There are other weirdos, certainly—but they’re usually weird in ways we know what to do with. Russell Westbrook tells colorful lies to reporters and dresses like a cartoon character. Joe Namath wore a fur coat on the sidelines. Chad Ochocinco changed his last name to a mistranslation of his uniform number in Spanish. Dennis Rodman was, well, Dennis Rodman. Guys who are weird in flashy ways are easy: you just let them be the center of attention for a while and give them what they crave.

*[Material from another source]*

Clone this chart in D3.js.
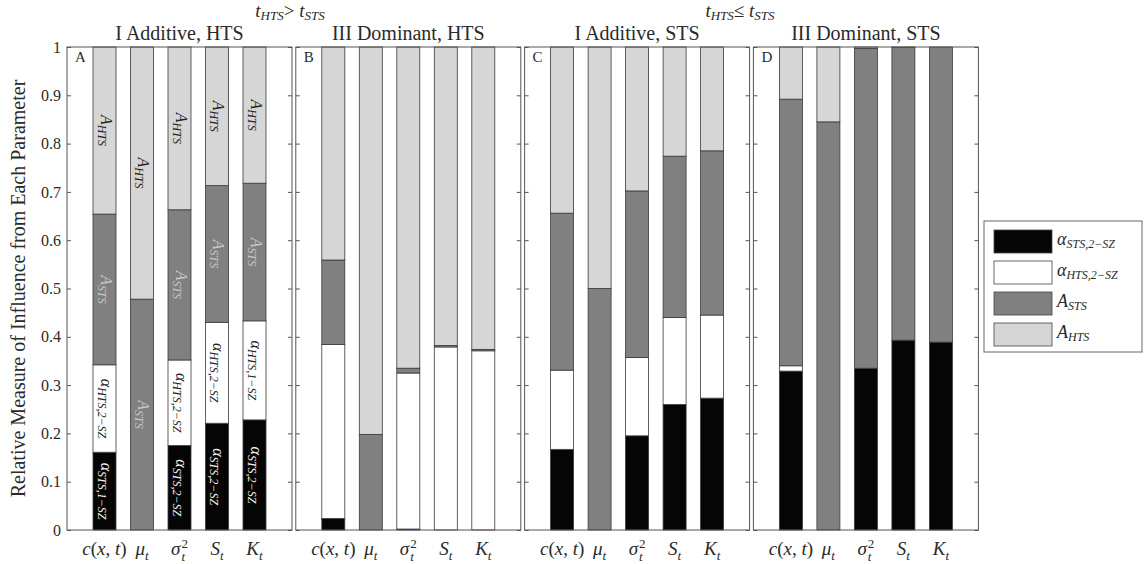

We struggle with athletes who are weird and introverted, though. It took a long time for the sports world to figure out what to do with Ricky Williams, for example, and the ways that Kawhi diverges from the expectations of a generic professional athlete are more like Williams than Rodman. If he’d stayed in San Antonio his whole career, we’d have assumed he was quiet and humble. Instead, he left, and the trickle of stories we get about him from people who’ve played with him in the past tell us that he’s not what we thought he was the last time he was in the NBA Finals—even if we still don’t know exactly who he is.

You don’t have to eat a dozen apples with a knife and a fork to accept that we don’t really need to know, and that having a world-beating superstar who isn’t concerned with what we think about him is kind of refreshing. Kawhi is fascinating to watch, a rare enigma in an era when seemingly every successful athlete needs a robust social media presence. Plenty of reporters have dug deep to try to get at the core of who he is, and almost all of them have been able only to harvest the barest, most-surface-level anecdotes. “Apple time, apple time” might be as true as any of them.